DO THIS: Could the lines from the start of the data through the line with "(rule2) at (176,529)" be set down exactly, with no pictures among them?

DATA PROVIDED:
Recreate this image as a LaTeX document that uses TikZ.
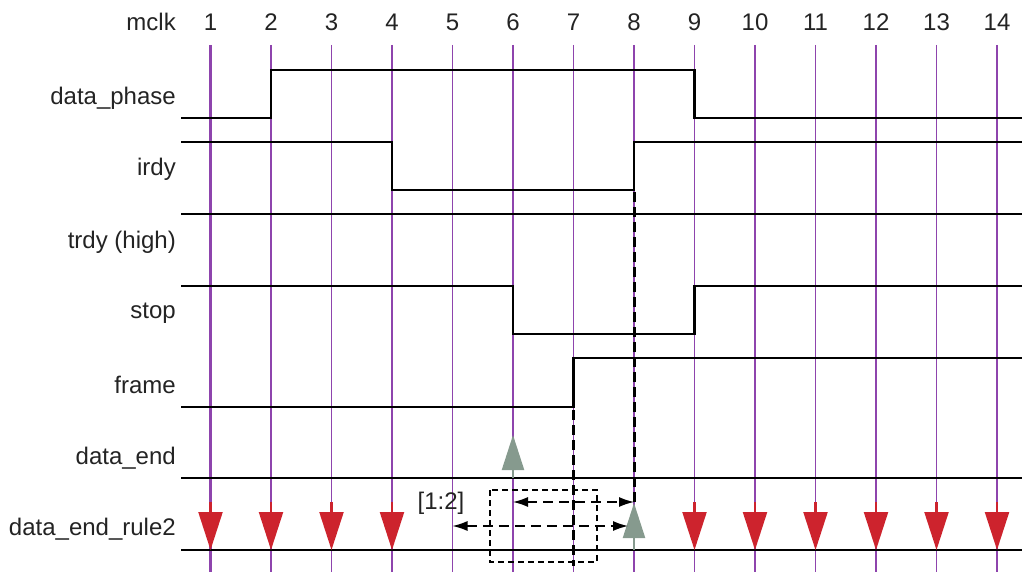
\documentclass[tikz,border=0pt]{standalone}
\usepackage{fontspec}
\setmainfont{Liberation Sans}
\usetikzlibrary{arrows.meta}
\usetikzlibrary{positioning}

\definecolor{clkline}{RGB}{142,68,173}
\definecolor{rulered}{RGB}{205,35,45}
\definecolor{hitgray}{RGB}{134,154,142}
\definecolor{txtgray}{RGB}{35,35,35}

\begin{document}
\begin{tikzpicture}[x=1pt,y=-1pt,
      font=\fontsize{24}{28}\selectfont,
      sig/.style={line width=2.8pt,black},
      clk/.style={line width=1.3pt,clkline},
      lbl/.style={anchor=east,inner sep=0pt,text=txtgray},
      num/.style={inner sep=0pt,text=txtgray},
      rulearr/.style={rulered,line width=2.2pt,-{Triangle[length=38pt,width=24pt]}},
      hitarr/.style={hitgray,line width=2.2pt,-{Triangle[length=35pt,width=22pt]}},
      mark line/.style={line width=3pt,black,dash pattern=on 10pt off 5pt},
      span/.style={line width=1.4pt,dash pattern=on 10pt off 6pt,
        {Latex[length=15pt,width=10pt]}-{Latex[length=15pt,width=10pt]}},
      ]
      \useasboundingbox (0,0) rectangle (1022,572);
      % clock positions
      \foreach \i in {1,...,14}
        \coordinate (c\i) at ({210.5+(\i-1)*60.5},0);

      % clock lines and numbers
      \node[lbl] (mclk) at (176,22) {mclk};
      \foreach \i in {1,...,14} {
        \node[num] (n\i) at (c\i |- 0,22) {\i};
        \draw[clk] (c\i |- 0,45) -- (c\i |- 0,572);
      }
      \draw[clk,line width=2.6pt] (c1 |- 0,45) -- (c1 |- 0,572);

      % signal names
      \node[lbl] (phase) at (176,98) {data\_phase};
      \node[lbl] (irdy) at (176,169) {irdy};
      \node[lbl] (trdy) at (176,242) {trdy (high)};
      \node[lbl] (stop) at (176,313) {stop};
      \node[lbl] (frame) at (176,385) {frame};
      \node[lbl] (dend) at (176,458) {data\_end};
      \node[lbl] (rule2) at (176,529) {data\_end\_rule2};

      % waveforms
      \draw[sig] (181,118) -- (c2 |- 0,118) -- (c2 |- 0,70) -- (c9 |- 0,70)
        -- (c9 |- 0,118) -- (1022,118);
      \draw[sig] (181,142) -- (c4 |- 0,142) -- (c4 |- 0,190) -- (c8 |- 0,190)
        -- (c8 |- 0,142) -- (1022,142);
      \draw[sig] (181,214) -- (1022,214);
      \draw[sig] (181,286) -- (c6 |- 0,286) -- (c6 |- 0,334) -- (c9 |- 0,334)
        -- (c9 |- 0,286) -- (1022,286);
      \draw[sig] (181,407) -- (c7 |- 0,407) -- (c7 |- 0,358) -- (1022,358);
      \draw[sig] (181,478) -- (1022,478);
      \draw[sig] (181,550) -- (1022,550);

      % rule checks
      \foreach \i in {1,2,3,4,9,10,11,12,13,14}
        \draw[rulearr] (c\i |- 0,502) -- (c\i |- 0,550);

      \coordinate (hit1) at (c6 |- 0,478);
      \coordinate (hit2) at (c8 |- 0,550);
      \draw[hitarr] (hit1) -- ++(0,-43);
      \draw[hitarr] (hit2) -- ++(0,-47);

      % window
      \draw[mark line] (c7 |- 0,410) -- (c7 |- 0,566);
      \draw[mark line] (c8 |- 0,192) -- (c8 |- 0,503);
      \draw[line width=1.1pt,dash pattern=on 6pt off 4pt] (490,490) rectangle (597,562);
      \coordinate (w1) at (c6 |- 0,502);
      \coordinate (w2) at (c8 |- 0,502);
      \coordinate (w3) at (c5 |- 0,526);
      \coordinate (w4) at (628,526);
      \draw[span] (w1) -- (w2);
      \draw[span] (w3) -- (w4);
      \node[num] (range) at (441,503) {[1:2]};
    \end{tikzpicture}
\end{document}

RESULT:
Recreate this image as a LaTeX document that uses TikZ.
\documentclass[tikz,border=0pt]{standalone}
\usepackage{fontspec}
\setmainfont{Liberation Sans}
\usetikzlibrary{arrows.meta}
\usetikzlibrary{positioning}

\definecolor{clkline}{RGB}{142,68,173}
\definecolor{rulered}{RGB}{205,35,45}
\definecolor{hitgray}{RGB}{134,154,142}
\definecolor{txtgray}{RGB}{35,35,35}

\begin{document}
\begin{tikzpicture}[x=1pt,y=-1pt,
      font=\fontsize{24}{28}\selectfont,
      sig/.style={line width=2.8pt,black},
      clk/.style={line width=1.3pt,clkline},
      lbl/.style={anchor=east,inner sep=0pt,text=txtgray},
      num/.style={inner sep=0pt,text=txtgray},
      rulearr/.style={rulered,line width=2.2pt,-{Triangle[length=38pt,width=24pt]}},
      hitarr/.style={hitgray,line width=2.2pt,-{Triangle[length=35pt,width=22pt]}},
      mark line/.style={line width=3pt,black,dash pattern=on 10pt off 5pt},
      span/.style={line width=1.4pt,dash pattern=on 10pt off 6pt,
        {Latex[length=15pt,width=10pt]}-{Latex[length=15pt,width=10pt]}},
      ]
      \useasboundingbox (0,0) rectangle (1022,572);
      % clock positions
      \foreach \i in {1,...,14}
        \coordinate (c\i) at ({210.5+(\i-1)*60.5},0);

      % clock lines and numbers
      \node[lbl] (mclk) at (176,22) {mclk};
      \foreach \i in {1,...,14} {
        \node[num] (n\i) at (c\i |- 0,22) {\i};
        \draw[clk] (c\i |- 0,45) -- (c\i |- 0,572);
      }
      \draw[clk,line width=2.6pt] (c1 |- 0,45) -- (c1 |- 0,572);

      % signal names
      \node[lbl] (phase) at (176,98) {data\_phase};
      \node[lbl] (irdy) at (176,169) {irdy};
      \node[lbl] (trdy) at (176,242) {trdy (high)};
      \node[lbl] (stop) at (176,313) {stop};
      \node[lbl] (frame) at (176,385) {frame};
      \node[lbl] (dend) at (176,458) {data\_end};
      \node[lbl] (rule2) at (176,529) {data\_end\_rule2};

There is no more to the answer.